@KarlKnechtel I'm very tempted to send you a lmgtfy link :P first google result: asciinema.org "asciinema is a free and open source solution for recording terminal sessions and sharing them on the web"
what libraries are available for me to make a command validator? my program takes string inputs from the user and does things as a response. i want to make sure a string command I input as a response to a prompt has the appropriate format and content
That will depend on your needs, but generally a "command" implies structure that is a bit more complex than what you want to handle with regular expressions.
The task you're looking at, is actually considered by many to be the jumping-in point for learning how to make a compiler.

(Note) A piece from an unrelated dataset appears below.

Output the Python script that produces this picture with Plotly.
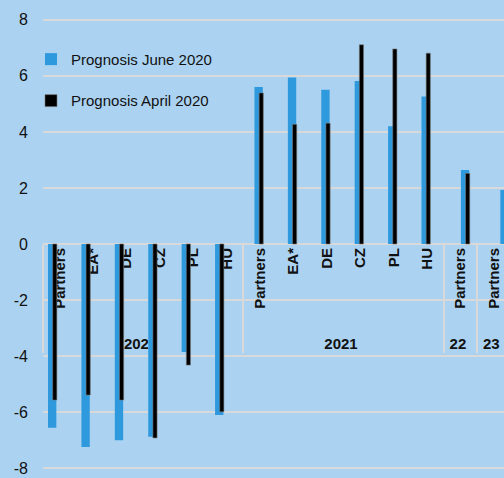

you may be interested in pyparsing, which is fairly widely used and offers a simple interface for parsing things that are a bit more complex. It's by our very own @PaulMcG.
thanks for the recommendation, the need to validate user input format and content has been coming up a lot in my projects so I'm looking for things to speed that up
Why would this need pyparsing? There are plenty of libraries for a CLI and they don't do some kind of fuzzy matching on the commands you're trying to run
CLIs do have very simple syntax though. We don't know anything about this command syntax, but I'd say it's reasonable to assume that it's more complex than a CLI
Plus, command line arguments come pre-parsed as a list of strings
pyparsing turned out to be appropriate, because I've written a simple program that logs commands I want to run on pieces of data without having programmed the actual logic yet
@shintuku If you have specific problems, there are many pyparsing-tagged questions on SO with decent answers, and you can always post an issue on the pyparsing Github repo github.com/pyparsing/pyparsing.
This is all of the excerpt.